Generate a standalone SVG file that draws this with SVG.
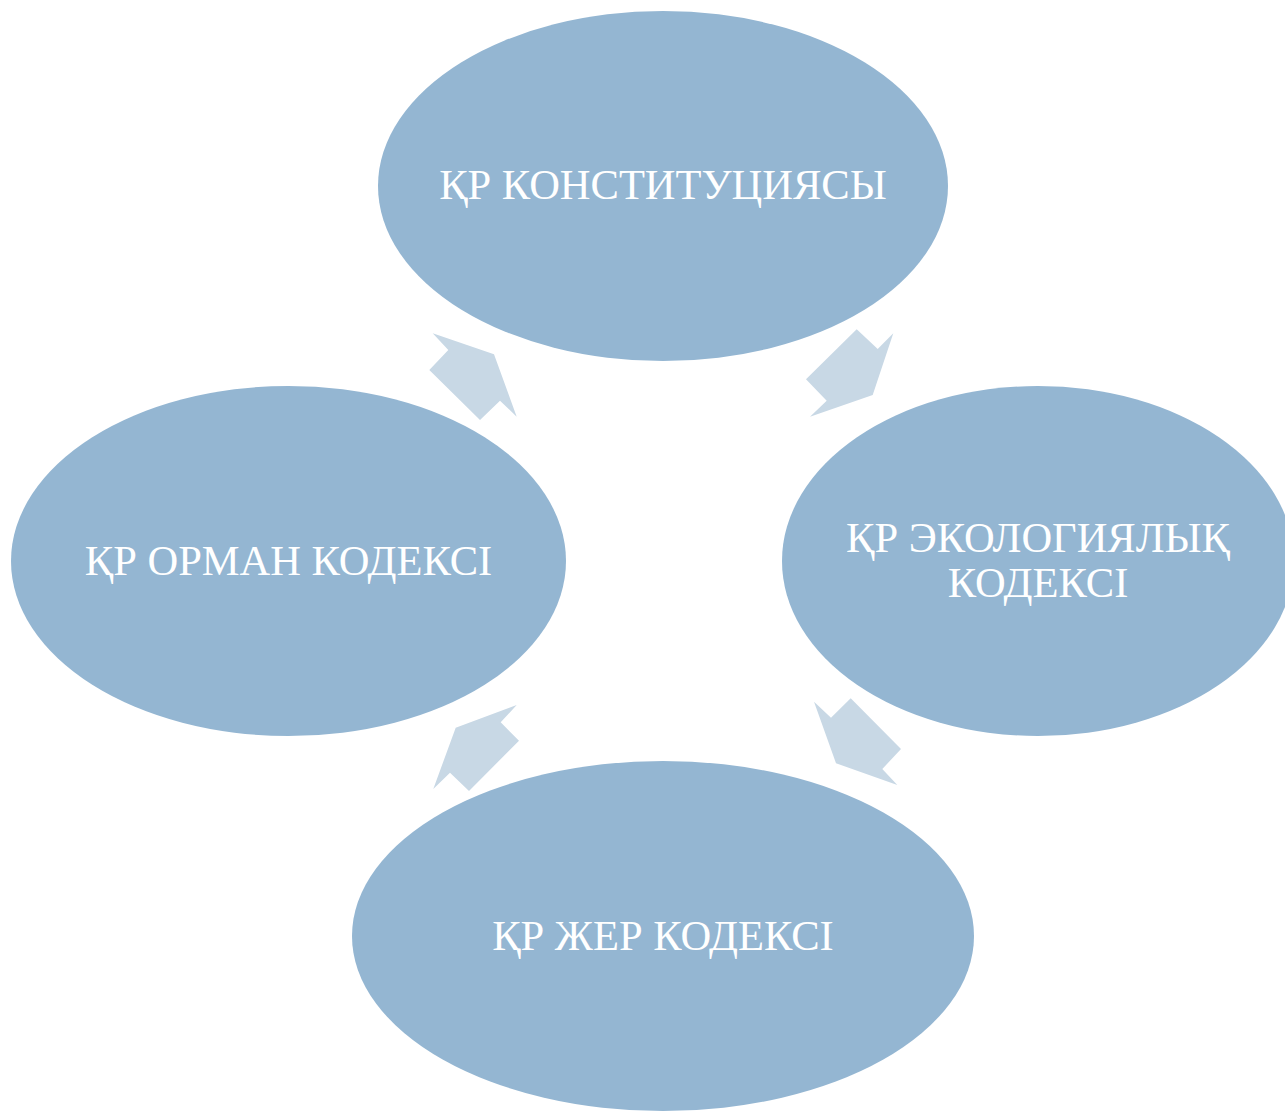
<svg xmlns="http://www.w3.org/2000/svg" width="1285" height="1113" viewBox="0 0 1285 1113">
<style>
.node{fill:#94B6D2}
.arrow{fill:#C8D8E5}
.lbl{font-family:"Liberation Serif","Times New Roman",serif;font-size:42.5px;fill:#FFFFFF;text-anchor:middle}
</style>
<rect width="1285" height="1113" fill="#FFFFFF"/>
<g id="connectors">
<polygon class="arrow" points="856.7,329.3 877.7,349 893.3,333.3 872.7,395 810,416.7 826.7,400.7 806,379.3"/>
<polygon class="arrow" points="814,701.7 831,717.7 850.7,698.3 901,749 882.3,769 897.3,785 836,763.3"/>
<polygon class="arrow" points="516.7,705 500.7,722.3 519,740.7 469,791 450,772.7 433.3,789 455.7,727.7"/>
<polygon class="arrow" points="432.7,333.3 448.3,350 429.3,370 480,420 500,400.7 516.7,416.7 494,354.3"/>
</g>
<g id="node-constitution">
<ellipse class="node" cx="663" cy="186" rx="285" ry="175"/>
<text class="lbl" x="663" y="199">ҚР КОНСТИТУЦИЯСЫ</text>
</g>
<g id="node-ecology">
<ellipse class="node" cx="1038" cy="561" rx="256" ry="175"/>
<text class="lbl" x="1038" y="552">ҚР ЭКОЛОГИЯЛЫҚ</text>
<text class="lbl" x="1038" y="597">КОДЕКСІ</text>
</g>
<g id="node-land">
<ellipse class="node" cx="663" cy="936" rx="311" ry="175"/>
<text class="lbl" x="663" y="950">ҚР ЖЕР КОДЕКСІ</text>
</g>
<g id="node-forest">
<ellipse class="node" cx="288.5" cy="561" rx="277.5" ry="175"/>
<text class="lbl" x="288.5" y="575">ҚР ОРМАН КОДЕКСІ</text>
</g>
</svg>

▬▬▬▬▬▬

> [What needs to be done]
Ignore the images and quote every line of the listing exactly.

> [Output for this exercise]
Generate a standalone SVG file that draws this with SVG.
<svg xmlns="http://www.w3.org/2000/svg" width="1285" height="1113" viewBox="0 0 1285 1113">
<style>
.node{fill:#94B6D2}
.arrow{fill:#C8D8E5}
.lbl{font-family:"Liberation Serif","Times New Roman",serif;font-size:42.5px;fill:#FFFFFF;text-anchor:middle}
</style>
<rect width="1285" height="1113" fill="#FFFFFF"/>
<g id="connectors">
<polygon class="arrow" points="856.7,329.3 877.7,349 893.3,333.3 872.7,395 810,416.7 826.7,400.7 806,379.3"/>
<polygon class="arrow" points="814,701.7 831,717.7 850.7,698.3 901,749 882.3,769 897.3,785 836,763.3"/>
<polygon class="arrow" points="516.7,705 500.7,722.3 519,740.7 469,791 450,772.7 433.3,789 455.7,727.7"/>
<polygon class="arrow" points="432.7,333.3 448.3,350 429.3,370 480,420 500,400.7 516.7,416.7 494,354.3"/>
</g>
<g id="node-constitution">
<ellipse class="node" cx="663" cy="186" rx="285" ry="175"/>
<text class="lbl" x="663" y="199">ҚР КОНСТИТУЦИЯСЫ</text>
</g>
<g id="node-ecology">
<ellipse class="node" cx="1038" cy="561" rx="256" ry="175"/>
<text class="lbl" x="1038" y="552">ҚР ЭКОЛОГИЯЛЫҚ</text>
<text class="lbl" x="1038" y="597">КОДЕКСІ</text>
</g>
<g id="node-land">
<ellipse class="node" cx="663" cy="936" rx="311" ry="175"/>
<text class="lbl" x="663" y="950">ҚР ЖЕР КОДЕКСІ</text>
</g>
<g id="node-forest">
<ellipse class="node" cx="288.5" cy="561" rx="277.5" ry="175"/>
<text class="lbl" x="288.5" y="575">ҚР ОРМАН КОДЕКСІ</text>
</g>
</svg>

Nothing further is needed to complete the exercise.